THE (LOST) ART OF COMMUNICATION AND HOW TO BRING IT BACK
Los Angels Clippers head basketball coach Doc Rivers was once asked, “What's the most important thing you do as a coach?” Rivers answered, “I communicate very well with my team.” Rivers was then asked a follow up question, “What's one thing you would like to improve upon as a coach?” to which Rivers replied, “I would like to improve my communication.” Thriving relationships are built upon excellent communication and this involves much more than just speaking. It's not always “what you said”, it's “how you said it” with 55-65% of all communication being nonverbal (facial expressions, gestures, eye contact, tonality, etc.).
It could be argued that the lost art of listening to other people is in fact the most important part of effective communication. There is an old maxim, “you have two ears and one mouth; use them in the same proportion” or as legendary basketball coach John Wooden more lightly put it, “listen if you want to be heard.” Despite having good intentions, many are too quick to offer advice or correction without having properly understood the subject or subject matter to which they are responding. Most people resist change and prefer to feel in control of their own lives. By trying to fix the problem of others you may actually end up doing the exact opposite; as direct confrontation is likely to escalate resistance rather than reduce it. In a nutshell: do less. If you want to truly help, than resist your “righting reflex”.

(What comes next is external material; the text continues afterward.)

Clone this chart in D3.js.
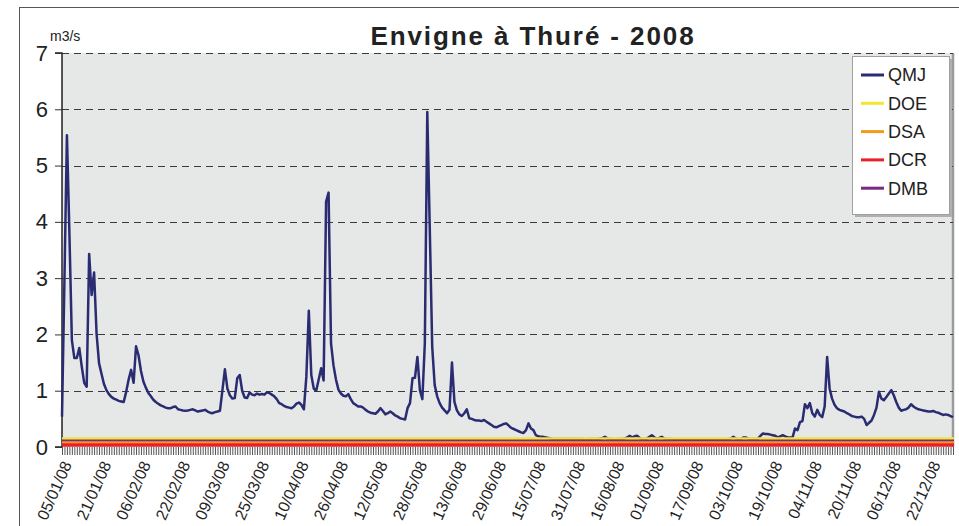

It's frustrating but some people are just not motivated to do what you think they should do, even if you know better! Each person does however have his or her own unique goals, and dreams. Don't swim upstream. When offering corrective feedback, tap into those aspirations using these proven methods:
- Establish a relationship with the individual and express empathy for their situation. You must lay the proper foundation. Adhere to the old saying, “they don't care how much you know until they know how much you care.”
- Keep things positive. Try using the compliment sandwich (1-praise the individual for something he/she done right. 2- offer one piece of truthful, specific feedback. 3- end the interaction on a positive note) or the magic ratio of 5:1 (positive to negative) when offering suggestions correcting. These methods are linked to relationships that thrive!
- Stay the course; Rome wasn't built in a day! Individuals must be ready, willing, able and have the resources to change in order to do so.